At the beginning of the distillation(first drops distilling), the temperature of the boiling liquid will____than the temperature read on the properly positioned thermometer.
When we add heat to a system, that heat can do only 1 of 2 things. It can change the temperature or it can change the phase.
When we are doing a distillation, all the heat added to the system is busy turning the liquid into gas. So the temperature will stay constant at the boiling point of the substance, and a properly placed thermometer should read the same temperature.
The liquid in the distillation flask contains a combination of the high boiling point and low boiling point liquid, so it will boil at a temperature which is in between the high boiling point and low boiling point.
While the initial vapor is composed mostly of the low boiling component, thus the temperature will be the low boiling point.

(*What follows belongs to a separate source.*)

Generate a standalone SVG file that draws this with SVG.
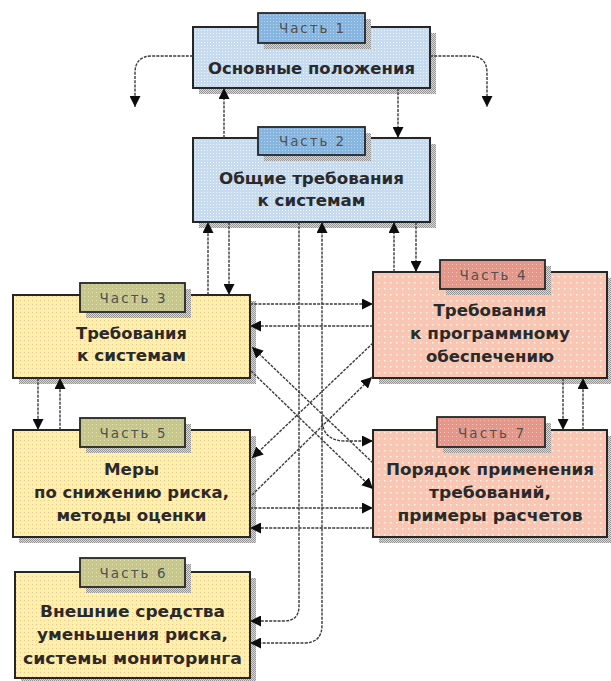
<svg xmlns="http://www.w3.org/2000/svg" width="611" height="681" viewBox="0 0 611 681">
<defs>
<pattern id="pBlue" width="3" height="3" patternUnits="userSpaceOnUse"><rect width="3" height="3" fill="#c6dbf0"/><rect width="1" height="1" fill="#f2f7fc"/></pattern>
<pattern id="pBlueTab" width="3" height="3" patternUnits="userSpaceOnUse"><rect width="3" height="3" fill="#86b5df"/><rect width="1" height="1" fill="#b9d5ee"/></pattern>
<pattern id="pYel" width="4" height="4" patternUnits="userSpaceOnUse"><rect width="4" height="4" fill="#fff1a6"/><rect width="1" height="1" fill="#f2c29c"/></pattern>
<pattern id="pYelTab" width="4" height="4" patternUnits="userSpaceOnUse"><rect width="4" height="4" fill="#c6c78c"/><rect width="1" height="1" fill="#e6e2b0"/></pattern>
<pattern id="pPink" width="6" height="6" patternUnits="userSpaceOnUse"><rect width="6" height="6" fill="#f8c6b2"/><rect width="1.5" height="1.5" fill="#fff3e6"/></pattern>
<pattern id="pPinkTab" width="4" height="4" patternUnits="userSpaceOnUse"><rect width="4" height="4" fill="#e8968a"/><rect width="1" height="1" fill="#f6c4b6"/></pattern>
<pattern id="pShd" width="2" height="2" patternUnits="userSpaceOnUse"><rect width="2" height="2" fill="#d8d8d8"/><rect width="1" height="1" fill="#959595"/><rect x="1" y="1" width="1" height="1" fill="#959595"/></pattern>
<marker id="ah" viewBox="0 0 10 10" refX="10" refY="5" markerWidth="11" markerHeight="11" markerUnits="userSpaceOnUse" orient="auto-start-reverse"><path d="M0,0 L10,5 L0,10 z" fill="#0d0d0d"/></marker>
</defs>
<style>
.box{stroke:#262626;stroke-width:2}
.tab{stroke:#262626;stroke-width:1.8}
.shd{fill:url(#pShd)}
.blue{fill:url(#pBlue)}
.bluet{fill:url(#pBlueTab)}
.yel{fill:url(#pYel)}
.yelt{fill:url(#pYelTab)}
.pink{fill:url(#pPink)}
.pinkt{fill:url(#pPinkTab)}
.t{font-family:"DejaVu Sans",sans-serif;font-weight:bold;font-size:15px;fill:#2a2a2a;text-anchor:middle}
.tt{font-family:"DejaVu Sans",sans-serif;font-size:13.5px;fill:#505050;text-anchor:middle}
.c{fill:none;stroke:#3a3a3a;stroke-width:1.4;stroke-dasharray:3 1.2}
.a{marker-end:url(#ah)}
.s{marker-start:url(#ah)}
</style>
<rect width="611" height="681" fill="#ffffff"/>

<g id="part1">
<rect class="shd" x="199" y="33" width="237" height="61"/>
<rect class="box blue" x="193" y="27" width="237" height="61"/>
<rect class="shd" x="264" y="19" width="107" height="30"/>
<rect class="tab bluet" x="258" y="13" width="107" height="30"/>
<text class="tt" x="311.5" y="33" textLength="65" lengthAdjust="spacing">Часть 1</text>
<text class="t" x="311.5" y="73.5" textLength="207" lengthAdjust="spacingAndGlyphs">Основные положения</text>
</g>

<g id="part2">
<rect class="shd" x="199" y="144" width="237" height="84"/>
<rect class="box blue" x="193" y="138" width="237" height="84"/>
<rect class="shd" x="264" y="133" width="107" height="28"/>
<rect class="tab bluet" x="258" y="127" width="107" height="28"/>
<text class="tt" x="311.5" y="146" textLength="65" lengthAdjust="spacing">Часть 2</text>
<text class="t" x="311.5" y="183.5" textLength="185" lengthAdjust="spacingAndGlyphs">Общие требования</text>
<text class="t" x="311.5" y="205.5" textLength="108" lengthAdjust="spacingAndGlyphs">к системам</text>
</g>

<g id="part3">
<rect class="shd" x="19" y="301" width="237" height="83"/>
<rect class="box yel" x="13" y="295" width="237" height="83"/>
<rect class="shd" x="86" y="289" width="105" height="29"/>
<rect class="tab yelt" x="80" y="283" width="105" height="29"/>
<text class="tt" x="132.5" y="302.5" textLength="66" lengthAdjust="spacing">Часть 3</text>
<text class="t" x="131.5" y="339" textLength="111" lengthAdjust="spacingAndGlyphs">Требования</text>
<text class="t" x="131.5" y="361" textLength="109" lengthAdjust="spacingAndGlyphs">к системам</text>
</g>

<g id="part4">
<rect class="shd" x="379" y="278" width="234" height="106"/>
<rect class="box pink" x="373" y="272" width="234" height="106"/>
<rect class="shd" x="446" y="266" width="105" height="29"/>
<rect class="tab pinkt" x="440" y="260" width="105" height="29"/>
<text class="tt" x="492.5" y="279.5" textLength="66" lengthAdjust="spacing">Часть 4</text>
<text class="t" x="490" y="315.5" textLength="113" lengthAdjust="spacingAndGlyphs">Требования</text>
<text class="t" x="490" y="338.5" textLength="160" lengthAdjust="spacingAndGlyphs">к программному</text>
<text class="t" x="490" y="361.5" textLength="128" lengthAdjust="spacingAndGlyphs">обеспечению</text>
</g>

<g id="part5">
<rect class="shd" x="19" y="436" width="237" height="107"/>
<rect class="box yel" x="13" y="430" width="237" height="107"/>
<rect class="shd" x="86" y="424" width="105" height="29"/>
<rect class="tab yelt" x="80" y="418" width="105" height="29"/>
<text class="tt" x="132.5" y="437.5" textLength="66" lengthAdjust="spacing">Часть 5</text>
<text class="t" x="131.5" y="474.5" textLength="55" lengthAdjust="spacingAndGlyphs">Меры</text>
<text class="t" x="131.5" y="497.5" textLength="195" lengthAdjust="spacingAndGlyphs">по снижению риска,</text>
<text class="t" x="131.5" y="520.5" textLength="150" lengthAdjust="spacingAndGlyphs">методы оценки</text>
</g>

<g id="part7">
<rect class="shd" x="379" y="436" width="234" height="107"/>
<rect class="box pink" x="373" y="430" width="234" height="107"/>
<rect class="shd" x="443" y="423" width="108" height="30"/>
<rect class="tab pinkt" x="437" y="417" width="108" height="30"/>
<text class="tt" x="491" y="437.5" textLength="66" lengthAdjust="spacing">Часть 7</text>
<text class="t" x="490" y="474.5" textLength="208" lengthAdjust="spacingAndGlyphs">Порядок применения</text>
<text class="t" x="490" y="497.5" textLength="122" lengthAdjust="spacingAndGlyphs">требований,</text>
<text class="t" x="490" y="520.5" textLength="185" lengthAdjust="spacingAndGlyphs">примеры расчетов</text>
</g>

<g id="part6">
<rect class="shd" x="21" y="578" width="235" height="106"/>
<rect class="box yel" x="15" y="572" width="235" height="106"/>
<rect class="shd" x="86" y="564" width="105" height="29"/>
<rect class="tab yelt" x="80" y="558" width="105" height="29"/>
<text class="tt" x="132.5" y="577.5" textLength="66" lengthAdjust="spacing">Часть 6</text>
<text class="t" x="132.5" y="616.5" textLength="185" lengthAdjust="spacingAndGlyphs">Внешние средства</text>
<text class="t" x="132.5" y="640" textLength="191" lengthAdjust="spacingAndGlyphs">уменьшения риска,</text>
<text class="t" x="132.5" y="663.5" textLength="219" lengthAdjust="spacingAndGlyphs">системы мониторинга</text>
</g>

<g id="connectors">
<path class="c a" d="M193,56 H152 Q135,56 135,73 V107"/>
<path class="c a" d="M430,56 H470 Q487,56 487,73 V107"/>
<path class="c a" d="M224,138 V88"/>
<path class="c a" d="M398,88 V138"/>
<path class="c a" d="M208,295 V222"/>
<path class="c a" d="M229,222 V295"/>
<path class="c a" d="M394,272 V222"/>
<path class="c a" d="M416,222 V272"/>
<path class="c a" d="M38,378 V430"/>
<path class="c a" d="M60,430 V378"/>
<path class="c a" d="M563,378 V430"/>
<path class="c a" d="M583,430 V378"/>
<path class="c a" d="M250,304 H373"/>
<path class="c a" d="M373,326 H250"/>
<path class="c a" d="M250,508 H373"/>
<path class="c a" d="M373,528 H250"/>
<path class="c a" d="M373,463 L252,347"/>
<path class="c a" d="M251,371 L373,489"/>
<path class="c a" d="M252,495 L372,377"/>
<path class="c a" d="M373,343 L252,458"/>
<path class="c a" d="M299,222 V606 Q299,621 284,621 H250"/>
<path class="c a s" d="M322,222 V625 Q322,643 304,643 H250"/>
<path class="c a" d="M322,418 Q322,441 345,441 H373"/>
</g>
</svg>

You are overthinking it. What really happens is that the bp of the boiling liquid is raised because of a solute (the other liquid) but only slightly. So you are correct that the new bp of the boiling liquid is slightly (negligibly) higher. But really, you should only be concerned about bp elevation when a solution is made up of a volitlie solvent and a nonvolitile solute (like NaCl).
For a distillation, you can assume that each liquid's bp remains unchanged. The lower bp liquid will boil off first.
The question is asking "what is temp of the bp compared to the temp reading on the thermometer." The answering doesn't really have anything to do with bp elevation. It really is: how does the temp of the liquid compare to the temp reading of the thermometer, which should be the same because the temp of a boiling liquid doesn't change during its phase change.